◆ Source material
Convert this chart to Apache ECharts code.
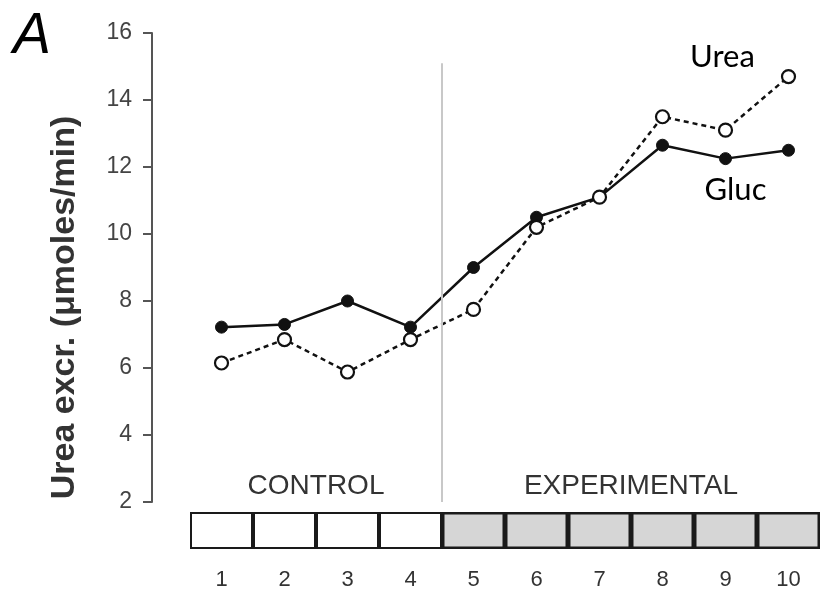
<!DOCTYPE html>
<html>
<head>
<meta charset="utf-8">
<script src="https://cdn.jsdelivr.net/npm/echarts@6/dist/echarts.min.js"></script>
<style>html,body{margin:0;padding:0;background:#fff}#c{width:820px;height:595px}</style>
</head>
<body>
<div id="c"></div>
<script>
const periods = [1, 2, 3, 4, 5, 6, 7, 8, 9, 10];
const gluc = [7.22, 7.3, 8.0, 7.22, 9.0, 10.5, 11.1, 12.65, 12.25, 12.5];
const urea = [6.15, 6.85, 5.88, 6.85, 7.75, 10.2, 11.1, 13.5, 13.1, 14.7];
const yTicks = { min: 2, max: 16, interval: 2 };
const phases = ['control', 'control', 'control', 'control', 'exp', 'exp', 'exp', 'exp', 'exp', 'exp'];
const phaseLabels = { control: 'CONTROL', exp: 'EXPERIMENTAL' };
const dividerAt = 4.5;

const chart = echarts.init(document.getElementById('c'));
const pairs = arr => arr.map((v, i) => [periods[i], v]);

const glucData = pairs(gluc).map((p, i) => i === 8 ? {
  value: p,
  label: { show: true, position: 'bottom', distance: 9, offset: [10, 0], formatter: 'Gluc',
           fontFamily: 'Lato', fontSize: 31, color: '#000' }
} : p);
const ureaData = pairs(urea).map((p, i) => i === 8 ? {
  value: p,
  label: { show: true, position: 'top', distance: 50, offset: [-3, 0], formatter: 'Urea',
           fontFamily: 'Lato', fontSize: 31, color: '#000' }
} : p);

chart.setOption({
  animation: false,
  backgroundColor: '#fff',
  title: {
    text: 'A', left: 8, top: 4,
    textStyle: { fontFamily: 'Liberation Sans', fontStyle: 'italic', fontWeight: 'normal', fontSize: 57, color: '#000' }
  },
  grid: [
    { left: 190, right: 0, top: 33, height: 469 },
    { left: 190, right: 0, top: 512, height: 37 }
  ],
  xAxis: [
    { type: 'value', gridIndex: 0, min: 0.5, max: 10.5, show: false },
    { type: 'category', gridIndex: 1, data: periods.map(String),
      axisLine: { show: false }, axisTick: { show: false },
      axisLabel: { margin: 20, fontFamily: 'Liberation Sans', fontSize: 22, color: '#333' } }
  ],
  yAxis: [
    { type: 'value', gridIndex: 0, min: yTicks.min, max: yTicks.max, interval: yTicks.interval,
      offset: 38,
      name: 'Urea excr. (\u03bcmoles/min)', nameLocation: 'middle', nameGap: 70,
      nameTextStyle: { fontFamily: 'Liberation Sans', fontWeight: 'bold', fontSize: 34, color: '#333', padding: [0, 80, 0, 0] },
      axisLine: { show: true, lineStyle: { color: '#555', width: 2 } },
      axisTick: { show: true, length: 9, lineStyle: { color: '#555', width: 2 } },
      axisLabel: { margin: 20, fontFamily: 'Liberation Sans', fontSize: 23, color: '#444' },
      splitLine: { show: false } },
    { type: 'value', gridIndex: 1, min: 0, max: 1, show: false }
  ],
  series: [
    { type: 'bar', xAxisIndex: 1, yAxisIndex: 1, barWidth: '100%', barGap: 0,
      data: phases.map(p => ({ value: 1, itemStyle: {
        color: p === 'exp' ? '#d6d6d6' : '#ffffff',
        borderColor: '#1a1a1a', borderWidth: p === 'exp' ? 2.5 : 2 } })),
      silent: true, z: 1 },
    { name: 'Gluc', type: 'line', xAxisIndex: 0, yAxisIndex: 0, data: glucData,
      symbol: 'circle', symbolSize: 12,
      lineStyle: { color: '#111', width: 2.5 },
      itemStyle: { color: '#111', borderColor: '#111', borderWidth: 1 },
      markLine: { silent: true, symbol: 'none', label: { show: false },
        lineStyle: { color: '#c8c8c8', width: 2, type: 'solid' },
        data: [[{ coord: [dividerAt, 15.1] }, { coord: [dividerAt, yTicks.min] }]] },
      markArea: { silent: true, itemStyle: { color: 'rgba(0,0,0,0)' },
        label: { position: 'insideBottom', distance: 2, fontFamily: 'Liberation Sans', fontSize: 28, color: '#333' },
        data: [
          [{ name: phaseLabels.control, coord: [0.5, yTicks.min] }, { coord: [dividerAt, 3] }],
          [{ name: phaseLabels.exp, coord: [dividerAt, yTicks.min] }, { coord: [periods.length + 0.5, 3] }]
        ] },
      z: 3 },
    { name: 'Urea', type: 'line', xAxisIndex: 0, yAxisIndex: 0, data: ureaData,
      symbol: 'circle', symbolSize: 13,
      lineStyle: { color: '#111', width: 2.5, type: [5, 4] },
      itemStyle: { color: '#fff', borderColor: '#111', borderWidth: 2.2 },
      z: 4 }
  ]
});
</script>
</body>
</html>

◆ Exercise
Without the pictures, copy the material exactly as given.

◆ Answer to this problem
Convert this chart to Apache ECharts code.
<!DOCTYPE html>
<html>
<head>
<meta charset="utf-8">
<script src="https://cdn.jsdelivr.net/npm/echarts@6/dist/echarts.min.js"></script>
<style>html,body{margin:0;padding:0;background:#fff}#c{width:820px;height:595px}</style>
</head>
<body>
<div id="c"></div>
<script>
const periods = [1, 2, 3, 4, 5, 6, 7, 8, 9, 10];
const gluc = [7.22, 7.3, 8.0, 7.22, 9.0, 10.5, 11.1, 12.65, 12.25, 12.5];
const urea = [6.15, 6.85, 5.88, 6.85, 7.75, 10.2, 11.1, 13.5, 13.1, 14.7];
const yTicks = { min: 2, max: 16, interval: 2 };
const phases = ['control', 'control', 'control', 'control', 'exp', 'exp', 'exp', 'exp', 'exp', 'exp'];
const phaseLabels = { control: 'CONTROL', exp: 'EXPERIMENTAL' };
const dividerAt = 4.5;

const chart = echarts.init(document.getElementById('c'));
const pairs = arr => arr.map((v, i) => [periods[i], v]);

const glucData = pairs(gluc).map((p, i) => i === 8 ? {
  value: p,
  label: { show: true, position: 'bottom', distance: 9, offset: [10, 0], formatter: 'Gluc',
           fontFamily: 'Lato', fontSize: 31, color: '#000' }
} : p);
const ureaData = pairs(urea).map((p, i) => i === 8 ? {
  value: p,
  label: { show: true, position: 'top', distance: 50, offset: [-3, 0], formatter: 'Urea',
           fontFamily: 'Lato', fontSize: 31, color: '#000' }
} : p);

chart.setOption({
  animation: false,
  backgroundColor: '#fff',
  title: {
    text: 'A', left: 8, top: 4,
    textStyle: { fontFamily: 'Liberation Sans', fontStyle: 'italic', fontWeight: 'normal', fontSize: 57, color: '#000' }
  },
  grid: [
    { left: 190, right: 0, top: 33, height: 469 },
    { left: 190, right: 0, top: 512, height: 37 }
  ],
  xAxis: [
    { type: 'value', gridIndex: 0, min: 0.5, max: 10.5, show: false },
    { type: 'category', gridIndex: 1, data: periods.map(String),
      axisLine: { show: false }, axisTick: { show: false },
      axisLabel: { margin: 20, fontFamily: 'Liberation Sans', fontSize: 22, color: '#333' } }
  ],
  yAxis: [
    { type: 'value', gridIndex: 0, min: yTicks.min, max: yTicks.max, interval: yTicks.interval,
      offset: 38,
      name: 'Urea excr. (\u03bcmoles/min)', nameLocation: 'middle', nameGap: 70,
      nameTextStyle: { fontFamily: 'Liberation Sans', fontWeight: 'bold', fontSize: 34, color: '#333', padding: [0, 80, 0, 0] },
      axisLine: { show: true, lineStyle: { color: '#555', width: 2 } },
      axisTick: { show: true, length: 9, lineStyle: { color: '#555', width: 2 } },
      axisLabel: { margin: 20, fontFamily: 'Liberation Sans', fontSize: 23, color: '#444' },
      splitLine: { show: false } },
    { type: 'value', gridIndex: 1, min: 0, max: 1, show: false }
  ],
  series: [
    { type: 'bar', xAxisIndex: 1, yAxisIndex: 1, barWidth: '100%', barGap: 0,
      data: phases.map(p => ({ value: 1, itemStyle: {
        color: p === 'exp' ? '#d6d6d6' : '#ffffff',
        borderColor: '#1a1a1a', borderWidth: p === 'exp' ? 2.5 : 2 } })),
      silent: true, z: 1 },
    { name: 'Gluc', type: 'line', xAxisIndex: 0, yAxisIndex: 0, data: glucData,
      symbol: 'circle', symbolSize: 12,
      lineStyle: { color: '#111', width: 2.5 },
      itemStyle: { color: '#111', borderColor: '#111', borderWidth: 1 },
      markLine: { silent: true, symbol: 'none', label: { show: false },
        lineStyle: { color: '#c8c8c8', width: 2, type: 'solid' },
        data: [[{ coord: [dividerAt, 15.1] }, { coord: [dividerAt, yTicks.min] }]] },
      markArea: { silent: true, itemStyle: { color: 'rgba(0,0,0,0)' },
        label: { position: 'insideBottom', distance: 2, fontFamily: 'Liberation Sans', fontSize: 28, color: '#333' },
        data: [
          [{ name: phaseLabels.control, coord: [0.5, yTicks.min] }, { coord: [dividerAt, 3] }],
          [{ name: phaseLabels.exp, coord: [dividerAt, yTicks.min] }, { coord: [periods.length + 0.5, 3] }]
        ] },
      z: 3 },
    { name: 'Urea', type: 'line', xAxisIndex: 0, yAxisIndex: 0, data: ureaData,
      symbol: 'circle', symbolSize: 13,
      lineStyle: { color: '#111', width: 2.5, type: [5, 4] },
      itemStyle: { color: '#fff', borderColor: '#111', borderWidth: 2.2 },
      z: 4 }
  ]
});
</script>
</body>
</html>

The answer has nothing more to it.